Tax season in America is a time of great division. On one side are those who
will receive a refund and on the other are those who will owe additional taxes.
"Both sides need a plan," advises Dave Jones, president of the Association of
Independent Consumer Credit Counseling Agencies, Fairfax, Va. "Those receiving a
refund should make the most of their money and those who owe need to figure out
how they will pay."
AICCCA says consumers looking forward to a refund should resist any refund anticipation offers and sales and save at least a part of the amount received. Following are suggestions to save refunds wisely:
Tackle your debt. In particular, take a look at any credit card debt you have and work on paying off the highest interest rate cards first. The amount you will save in interest payments can be quite substantial.
Build an emergency savings cushion. High credit card debt often is the result of not having cash on hand to take care of emergency expenses, such as car repairs or appliance replacement. Use your refund to get started.
Finance your future. It never is too late to start saving for your retirement. Use this opportunity to make savings a priority, so that you pay yourself regularly and watch your savings grow.

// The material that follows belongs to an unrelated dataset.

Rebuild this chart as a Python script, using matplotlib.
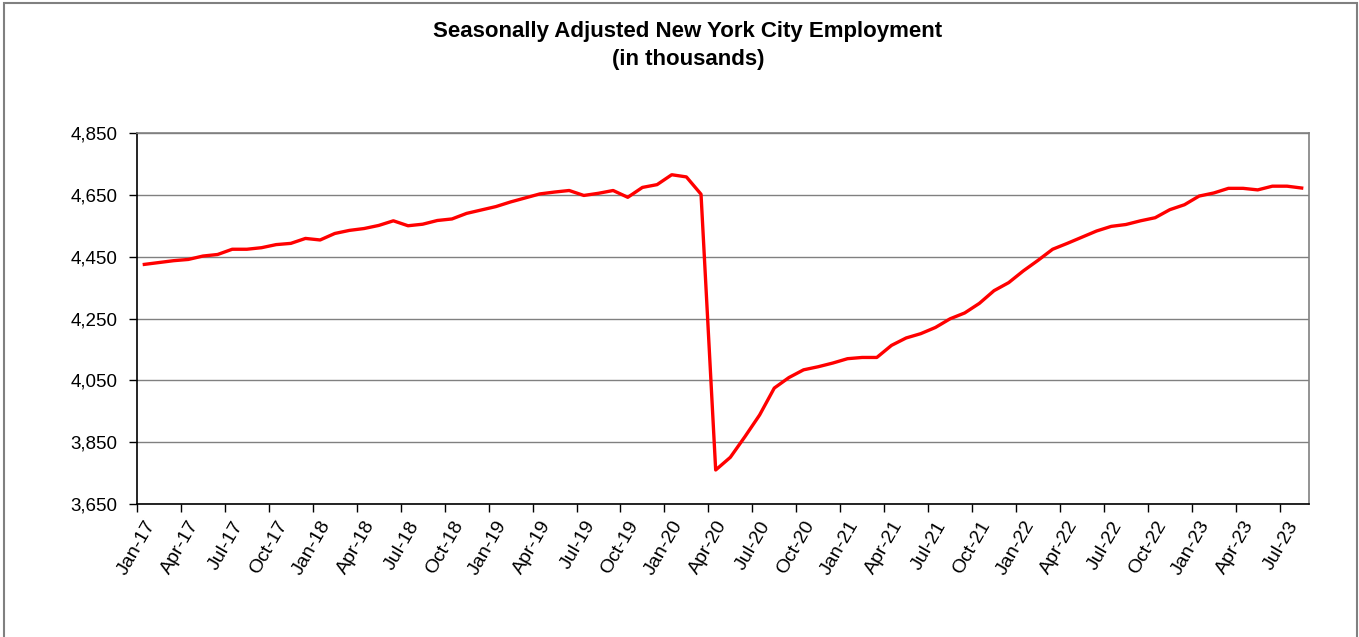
import numpy as np
import matplotlib
matplotlib.use("Agg")
import matplotlib.pyplot as plt
import matplotlib.transforms as mtransforms
from matplotlib.patches import Rectangle
from matplotlib.ticker import FuncFormatter

plt.rcParams['font.family'] = ['Liberation Sans', 'DejaVu Sans']

# monthly employment, Jan-17 .. Jul-23 (thousands)
employment = [
    4425, 4431, 4437, 4441, 4452, 4457, 4474, 4474, 4479, 4489, 4493, 4509,   # 2017
    4504, 4525, 4535, 4541, 4551, 4566, 4550, 4555, 4567, 4572, 4590, 4601,   # 2018
    4612, 4627, 4640, 4653, 4659, 4664, 4648, 4655, 4664, 4642, 4674, 4683,   # 2019
    4715, 4708, 4652, 3760, 3801, 3868, 3938, 4025, 4059, 4084, 4094, 4106,   # 2020
    4120, 4124, 4124, 4163, 4187, 4201, 4221, 4249, 4268, 4299, 4340, 4366,   # 2021
    4404, 4438, 4474, 4493, 4513, 4533, 4548, 4554, 4566, 4576, 4602, 4618,   # 2022
    4646, 4656, 4671, 4671, 4666, 4678, 4678, 4672,                           # 2023
]
tick_labels = ['Jan-17', 'Apr-17', 'Jul-17', 'Oct-17', 'Jan-18', 'Apr-18', 'Jul-18',
               'Oct-18', 'Jan-19', 'Apr-19', 'Jul-19', 'Oct-19', 'Jan-20', 'Apr-20',
               'Jul-20', 'Oct-20', 'Jan-21', 'Apr-21', 'Jul-21', 'Oct-21', 'Jan-22',
               'Apr-22', 'Jul-22', 'Oct-22', 'Jan-23', 'Apr-23', 'Jul-23']
y_ticks = [3650, 3850, 4050, 4250, 4450, 4650, 4850]

months = np.arange(len(employment))

fig = plt.figure(figsize=(13.59, 6.37), dpi=100)
# outer chart frame
fig.patches.append(Rectangle((4 / 1359, -0.05), 1353 / 1359, 1.05 - 3 / 637,
                             transform=fig.transFigure, fill=False,
                             edgecolor='#808080', linewidth=1.5))

ax = fig.add_axes([137 / 1359, 1 - 504 / 637, 1172 / 1359, 371 / 637])
ax.plot(months, employment, color='#ff0000', linewidth=2.4)

ax.set_xlim(-0.5, len(employment) - 0.5)
ax.set_ylim(3650, 4850)
ax.set_xticks(np.arange(0, len(employment), 3) - 0.5)
ax.set_xticklabels(tick_labels, rotation=60, ha='right', rotation_mode='anchor')
ax.set_yticks(y_ticks)
ax.yaxis.set_major_formatter(FuncFormatter(lambda v, p: f'{int(v):,}'))
ax.tick_params(axis='both', labelsize=13.5, direction='out', length=6, width=1, color='black')
ax.tick_params(axis='y', pad=8)
ax.tick_params(axis='x', labelsize=14, pad=4)

# nudge x labels a bit right, like the original
shift = mtransforms.ScaledTranslation(7 / 100, 0, fig.dpi_scale_trans)
for lab in ax.get_xticklabels():
    lab.set_transform(lab.get_transform() + shift)

ax.grid(axis='y', color='#808080', linewidth=1)
ax.set_axisbelow(True)
ax.spines['left'].set_color('black')
ax.spines['bottom'].set_color('black')
ax.spines['top'].set_color('#808080')
ax.spines['right'].set_color('#808080')
for s in ax.spines.values():
    s.set_linewidth(1.2)

fig.text(688 / 1359, 1 - 32 / 637, 'Seasonally Adjusted New York City Employment',
         ha='center', va='center', fontsize=16, fontweight='bold')
fig.text(688 / 1359, 1 - 59 / 637, '(in thousands)',
         ha='center', va='center', fontsize=16, fontweight='bold')

fig.savefig('out.png', dpi=100)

For those consumers who must pay, AICCCA offers these tips:
Determine how much you owe. You do not have long to come up with the money, so you need to know your liability.

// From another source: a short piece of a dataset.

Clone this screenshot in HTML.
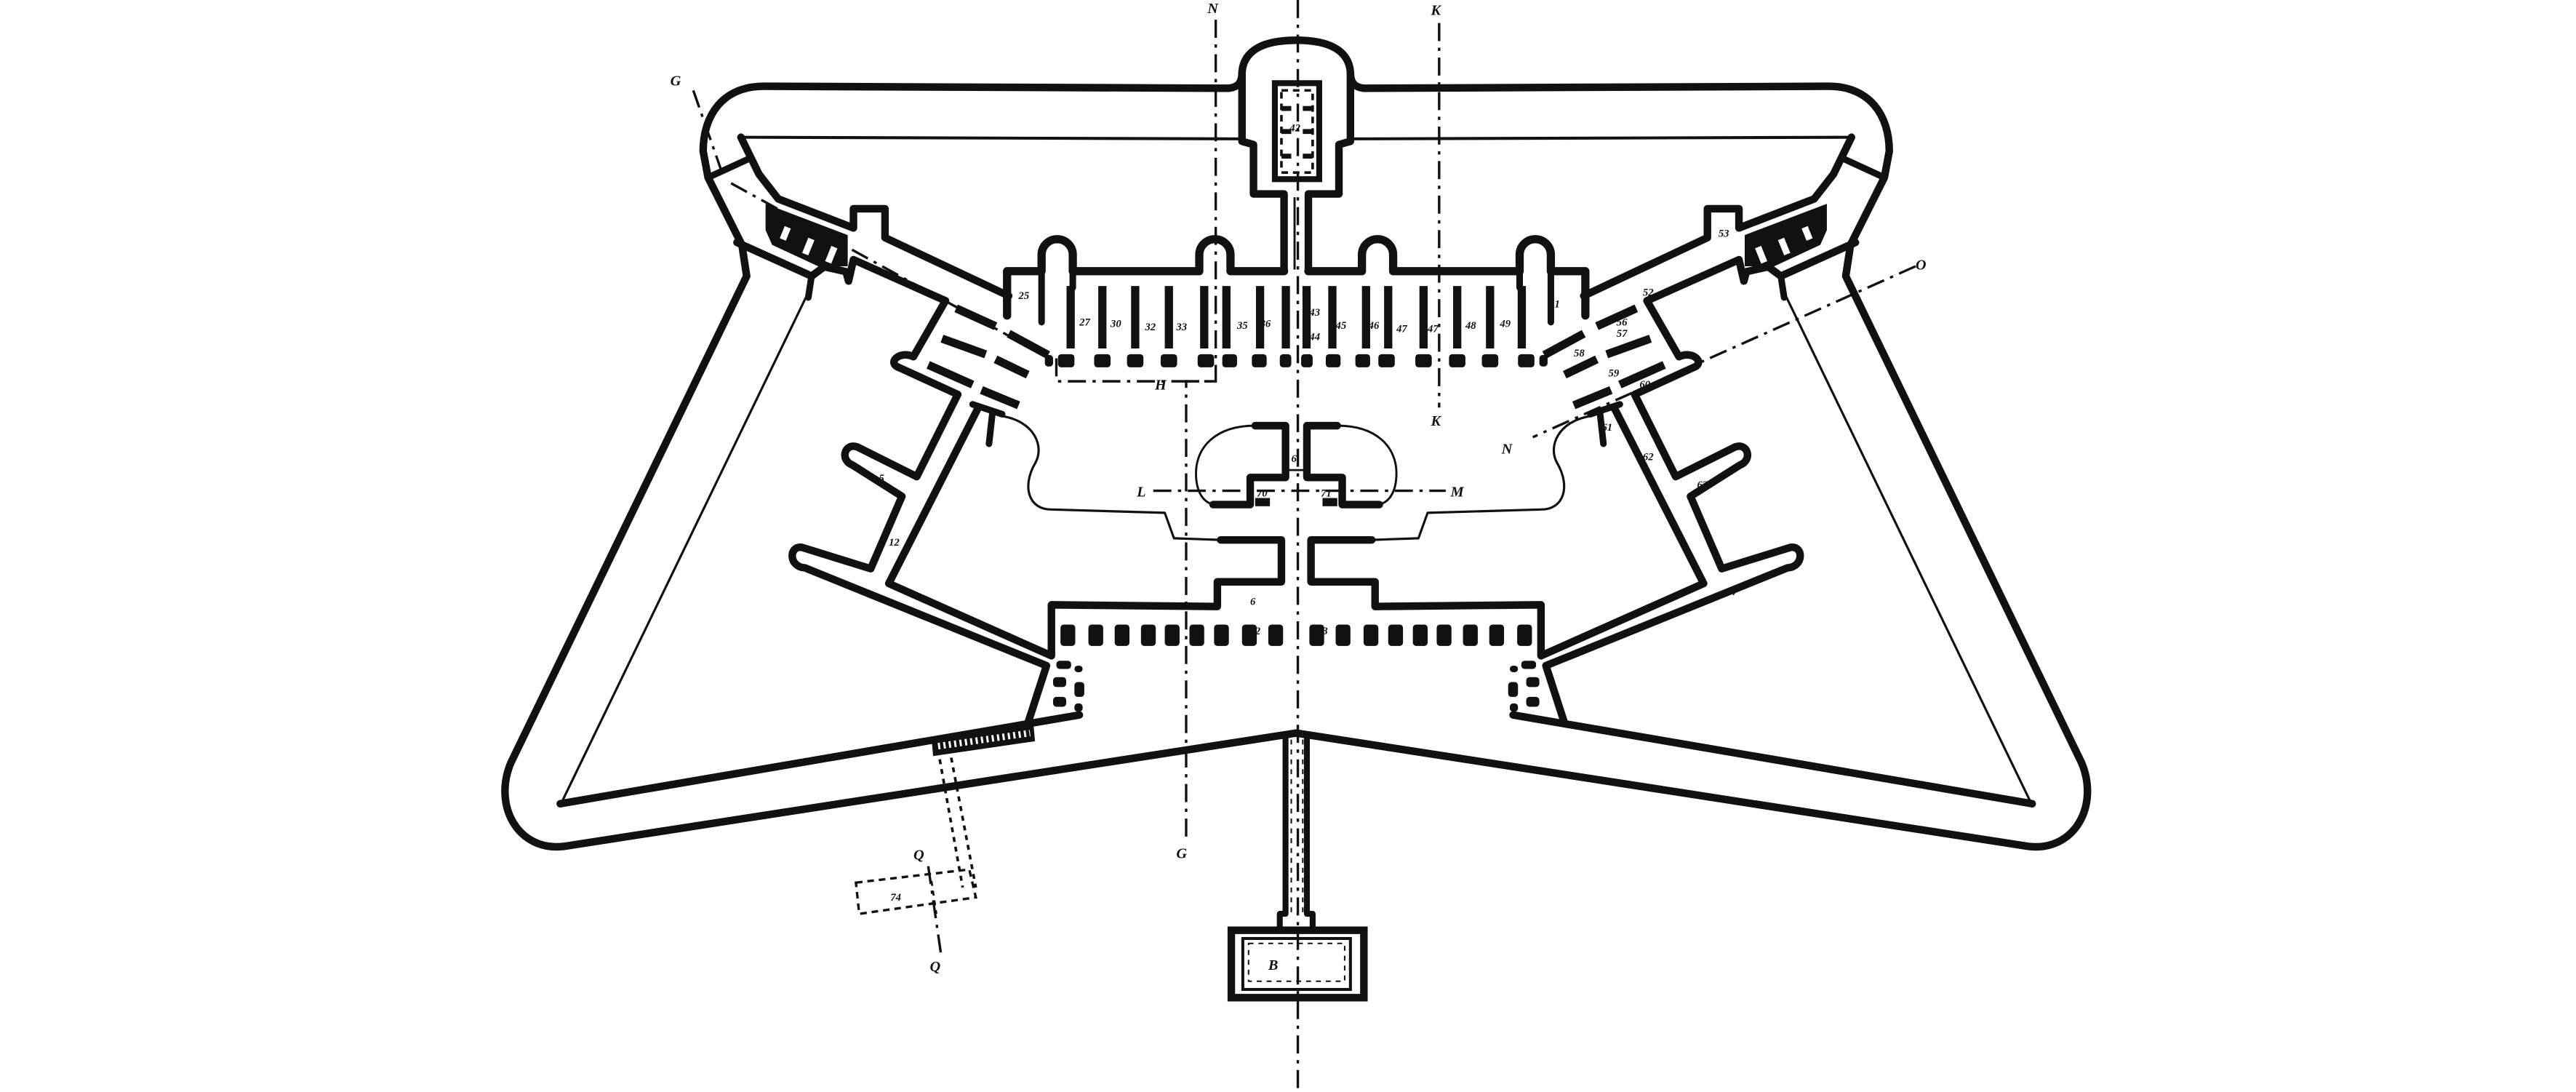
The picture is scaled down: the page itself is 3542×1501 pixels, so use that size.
<!DOCTYPE html>
<html><head><meta charset="utf-8"><style>
html,body{margin:0;padding:0;background:#fff;}
svg{display:block;}
text{font-family:"Liberation Serif",serif;font-style:italic;font-weight:bold;fill:#111;}
</style></head><body>
<svg width="3542" height="1501" viewBox="0 0 1568 664.4" preserveAspectRatio="none" xmlns="http://www.w3.org/2000/svg">
<rect x="0" y="0" width="1568" height="664.4" fill="#fff"/>
<defs>
<g id="half" fill="none" stroke="#111" stroke-linejoin="round" stroke-linecap="round">
  <path d="M748,53.7 L465,52.5 C440,52.5 428,70 428,92 L431,108 L451.6,149 L454.5,168 L311,464 C300,490 315,518 343,515 L789,446" stroke-width="4.6"/>
  <path d="M451,83.5 L756,84.5" stroke-width="1.8"/>
  <path d="M491,180 L341,490" stroke-width="1.4"/>
  <path d="M341,489 L657,435" stroke-width="4.6"/>
  <path d="M451,83.5 L462,106 L473.7,121 L519.5,138.7 L519.5,127 L538.7,127 L538.7,144.6 L614,180" stroke-width="4.6"/>
  <path d="M431,108 L455,97" stroke-width="4"/>
  <path d="M448.6,147.5 L494,168 L501.7,162.3 L515,165.3 L516.5,171 L519.5,158 L575.5,183 L556,217 C547,213 540,221 547,223.5 L583,240 L558,290 L522,272 C514,269 511,280 519,283 L549,302 L530,346 L488,333 C480,332 480,345 490,345.5 L637,405 L626,439" stroke-width="4.6"/>
  <path d="M595,249 L541,355 L640,399 L640,368 L741,369 L741,354 L780,354 L780,328.5 L743,328.5" stroke-width="4.6"/>
  <path d="M494,168 L492,181" stroke-width="4"/>
  <g stroke-width="5" stroke-linecap="butt">
    <path d="M582,187.6 L606,198.5"/><path d="M573.4,206 L600,215.6"/><path d="M565,222 L592,234"/>
    <path d="M614,203 L638,216"/><path d="M606,218.6 L625.6,228"/><path d="M597.4,237.3 L620,246.6"/>
  </g>
  <path d="M592,246 L610,252 M604,252 L602,270" stroke-width="4"/>
  <path d="M609,253 C630,256 636,272 630,282 C622,296 626,310 640,310 L709,312 L714.6,327.5 L743,328.5" stroke-width="1.4"/>
  <path d="M764,259 L782.5,259 L782.5,290.5 L761,290.5 L761,307 L738.4,307" stroke-width="4.6"/>
  <path d="M764,259 C740,259 728,272 728,288 C728,300 733,306 739,307" stroke-width="1.3"/>
  <path d="M613,192 L613,165 L634,165 L634,155 A9.5,9.5 0 0 1 653,155 L653,165 L730,165 L730,155 A9.5,9.5 0 0 1 749,155 L749,165 L781.6,165" stroke-width="5"/>
  <path d="M634,165 L634,196 M653,165 L653,175" stroke-width="4"/>
  <path d="M747.7,53.7 C754,53 756,50 756,44 C757,30 770,24.5 789,24.5" stroke-width="4.6"/>
  <path d="M756,44 L756,86 L763,88 L763,118 L781.6,118 L781.6,165" stroke-width="4.6"/>
  <path d="M782.5,447 L782.5,556 L779,556 L779,566" stroke-width="3.6"/>
  <g stroke-width="5" stroke-linecap="butt">
    <path d="M651.7,174 V212"/><path d="M671,174 V212"/><path d="M691,174 V212"/><path d="M711.5,174 V212"/>
    <path d="M733,174 V212"/><path d="M746.5,174 V212"/><path d="M767,174 V212"/><path d="M782.7,174 V212"/>
  </g>
  <g fill="#111" stroke="none">
    <rect x="644" y="215.5" width="10" height="8" rx="2"/><rect x="666" y="215.5" width="10" height="8" rx="2"/>
    <rect x="686" y="215.5" width="10" height="8" rx="2"/><rect x="706.5" y="215.5" width="10" height="8" rx="2"/>
    <rect x="729" y="215.5" width="10" height="8" rx="2"/><rect x="744" y="215.5" width="9" height="8" rx="2"/>
    <rect x="762" y="215.5" width="9" height="8" rx="2"/><rect x="779" y="215.5" width="7" height="8" rx="2"/>
    <rect x="636" y="216" width="5" height="7" rx="2"/>
    <rect x="645.5" y="380" width="9" height="13" rx="2"/><rect x="662.5" y="380" width="9" height="13" rx="2"/>
    <rect x="678.5" y="380" width="9" height="13" rx="2"/><rect x="694.5" y="380" width="9" height="13" rx="2"/>
    <rect x="709" y="380" width="9" height="13" rx="2"/><rect x="724" y="380" width="9" height="13" rx="2"/>
    <rect x="739" y="380" width="9" height="13" rx="2"/><rect x="756" y="380" width="9" height="13" rx="2"/>
    <rect x="772" y="380" width="9" height="13" rx="2"/>
    <rect x="643" y="402" width="9" height="5" rx="2"/><rect x="641" y="412" width="8" height="6" rx="2"/>
    <rect x="641" y="424" width="8" height="6" rx="2"/><rect x="654" y="405" width="5" height="4" rx="2"/>
    <rect x="654" y="415" width="6" height="9" rx="2"/><rect x="654" y="428" width="5" height="5" rx="2"/>
    <rect x="764" y="303" width="9" height="5"/>
    <polygon points="466,124 516,143 516,162 498,162 470,149 466,140"/>
  </g>
  <g fill="#fff" stroke="none">
    <rect x="476" y="138" width="4" height="8" transform="rotate(22 478 142)"/>
    <rect x="490" y="145" width="4" height="10" transform="rotate(22 492 150)"/>
    <rect x="504" y="150" width="4" height="10" transform="rotate(22 506 155)"/>
  </g>
</g>
</defs>
<use href="#half"/>
<use href="#half" transform="matrix(-1 0 0 1 1578 0)"/>
<g fill="none" stroke="#111">
  <rect x="776" y="50.6" width="27" height="58.4" stroke-width="3.6"/>
  <rect x="780" y="55" width="19" height="50" stroke-width="1.6" stroke-dasharray="4 3"/>
  <path d="M780,66 H786 M793,66 H799 M780,80 H786 M793,80 H799 M780,95 H786 M793,95 H799" stroke-width="3"/>
  <rect x="749.5" y="566" width="80.7" height="41" stroke-width="4.6"/>
  <rect x="756.5" y="571" width="65.5" height="31" stroke-width="1.8"/>
  <rect x="760" y="574" width="58.5" height="23" stroke-width="0.9" stroke-dasharray="3 3"/>
  <path d="M786,450 V556 M793,450 V556" stroke-width="0.9" stroke-dasharray="3 3"/>
  <path d="M788,120 V164" stroke-width="1.3"/>
  <path d="M783,286 H795" stroke-width="1.2"/>
  <g stroke-width="1.5" stroke-dasharray="11 4 2 4">
    <path d="M790,0 V664"/>
    <path d="M740,12 V232 L722,232 V510"/>
    <path d="M876,14 V248"/>
    <path d="M422,55 L440.7,108.4 M445,111.5 L640,218.6"/>
    <path d="M1166,162 L933,266"/>
    <path d="M702,298.6 H880"/>
    <path d="M565,527 L573,582"/>
    <path d="M643,218 V232 H739"/>
  </g>
  <path d="M572,462 L586,540 M579,461 L594,540" stroke-width="1.6" stroke-dasharray="3 3"/>
  <polygon points="521,537 590,529 594,546 523,556" stroke-width="1.5" stroke-dasharray="4 3"/>
  <path d="M567,536 L570,556" stroke-width="1.2" stroke-dasharray="3 3"/>
</g>
<polygon points="567,449 629,440 630,451 568,460" fill="#111"/>
<path d="M571,454 L627,446" stroke="#fff" stroke-width="4" stroke-dasharray="1.3 2" fill="none"/>
<g font-size="9">
  <text x="408" y="52">G</text>
  <text x="1166" y="164">O</text>
  <text x="914" y="276">N</text>
  <text x="692" y="302">L</text>
  <text x="883" y="302">M</text>
  <text x="703" y="237">H</text>
  <text x="716" y="522">G</text>
  <text x="735" y="8">N</text>
  <text x="871" y="9">K</text>
  <text x="871" y="259">K</text>
  <text x="772" y="590">B</text>
  <text x="556" y="523">Q</text>
  <text x="566" y="591">Q</text>
</g>
<g font-size="6.5">
  <text x="542" y="548">74</text>
  <text x="786" y="281">6</text>
  <text x="765" y="302">70</text>
  <text x="804" y="302">71</text>
  <text x="620" y="182">25</text>
  <text x="657" y="198">27</text>
  <text x="676" y="199">30</text>
  <text x="697" y="201">32</text>
  <text x="716" y="201">33</text>
  <text x="753" y="200">35</text>
  <text x="767" y="199">36</text>
  <text x="797" y="192">43</text>
  <text x="797" y="207">44</text>
  <text x="813" y="200">45</text>
  <text x="833" y="200">46</text>
  <text x="850" y="202">47</text>
  <text x="869" y="202">47</text>
  <text x="892" y="200">48</text>
  <text x="913" y="199">49</text>
  <text x="943" y="187">51</text>
  <text x="1000" y="180">52</text>
  <text x="984" y="198">56</text>
  <text x="984" y="205">57</text>
  <text x="958" y="217">58</text>
  <text x="979" y="229">59</text>
  <text x="998" y="236">60</text>
  <text x="975" y="262">61</text>
  <text x="1000" y="280">62</text>
  <text x="1033" y="297">63</text>
  <text x="1050" y="362">64</text>
  <text x="535" y="293">5</text>
  <text x="541" y="332">12</text>
  <text x="761" y="368">6</text>
  <text x="764" y="386">2</text>
  <text x="805" y="386">3</text>
  <text x="785" y="80">42</text>
  <text x="1100" y="133">54</text>
  <text x="1046" y="144">53</text>
</g>
</svg>
</body></html>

Go to a bare bones budget. Cut back on eating out, entertainment, and other nonessential spending. Consider selling items through a garage sale or online auction.
Look for the best terms if you must borrow. Your options are a personal loan, an IRS installment plan, or an IRS approved credit card. You also can apply for a short term payment extension online for no fee if you can pay in full within 120 days.

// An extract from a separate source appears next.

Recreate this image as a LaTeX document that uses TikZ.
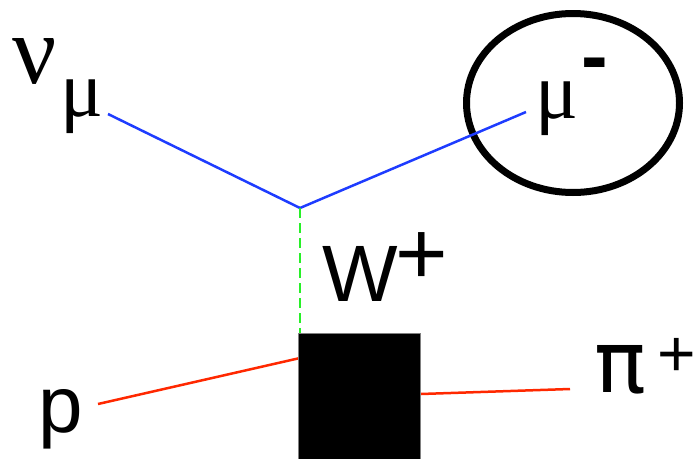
\documentclass[tikz,border=0pt]{standalone}
\usepackage{fontspec}
\setmainfont{Liberation Sans}
\newfontfamily\greekserif{Liberation Serif}
\newfontfamily\greeksans{DejaVu Sans}
\usetikzlibrary{shapes.geometric}
\definecolor{lepblue}{RGB}{30,60,255}
\definecolor{wgreen}{RGB}{40,240,40}
\definecolor{hadred}{RGB}{255,40,0}
\tikzset{
  lbl/.style={inner sep=0pt, anchor=base west, font=\fontsize{80}{90}\selectfont},
  glbl/.style={inner sep=0pt, anchor=base west, font=\fontsize{80}{90}\selectfont\greekserif},
  suplbl/.style={inner sep=0pt, anchor=base west, font=\fontsize{66}{76}\selectfont},
  lepton/.style={lepblue, line width=2.5pt},
  hadron/.style={hadred, line width=2.5pt},
  boson/.style={wgreen, line width=2pt, dash pattern=on 10pt off 5pt}
}

\begin{document}
\begin{tikzpicture}[x=1pt,y=-1pt]
\useasboundingbox (0,0) rectangle (698,458);

% labels
\node[glbl, font=\fontsize{98}{100}\selectfont\greekserif] (nu) at (12,83) {ν};
\node[glbl] (nusub) at (60,116) {μ};
\node[glbl] (mu) at (535,118) {μ};
\node[lbl, font=\fontsize{80}{90}\selectfont\bfseries] (muminus) at (581,83) {-};
\node[lbl] (w) at (322,301) {W};
\node[lbl, font=\fontsize{90}{100}\selectfont] (wplus) at (395,284) {+};
\node[lbl] (p) at (38,432) {p};
\node[lbl, font=\fontsize{86}{96}\selectfont\greeksans] (pi) at (594,392) {π};
\node[suplbl] (piplus) at (657,376) {+};

% muon bubble
\node[draw, ellipse, line width=7pt, minimum width=213pt, minimum height=179pt] (bubble) at (573,103) {};

% vertices and line ends
\coordinate (vtx) at (300,208);
\coordinate (nuend) at (108,114);
\coordinate (muend) at (526,112);
\coordinate (pend) at (98,404);
\coordinate (pin) at (300,358);
\coordinate (piend) at (570,389);

\node[fill=black, draw=gray, line width=0.8pt, inner sep=0pt, anchor=north west,
      minimum width=122pt, minimum height=140pt] (blob) at (298,333) {};
\coordinate (piout) at (blob.east |- 0,394);

\draw[lepton] (nuend) -- (vtx) -- (muend);
\draw[boson] (vtx) -- (vtx |- blob.north);
\draw[hadron] (pend) -- (pin);
\draw[hadron] (piout) -- (piend);
\node[fill=black, draw=gray, line width=0.8pt, inner sep=0pt, anchor=north west,
      minimum width=122pt, minimum height=140pt] at (blob.north west) {};
\end{tikzpicture}
\end{document}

Filing on time is important for both sides, as is an annual W4 form review. Large refunds mean giving Uncle Sam an interest free loan every year. Decrease the amount you are withholding by increasing your deductions and earn that interest for yourself. If you consistently owe, decrease your deductions. You will bring home less money each paycheck, but it will be less painful than coming up with a large amount at tax time next year.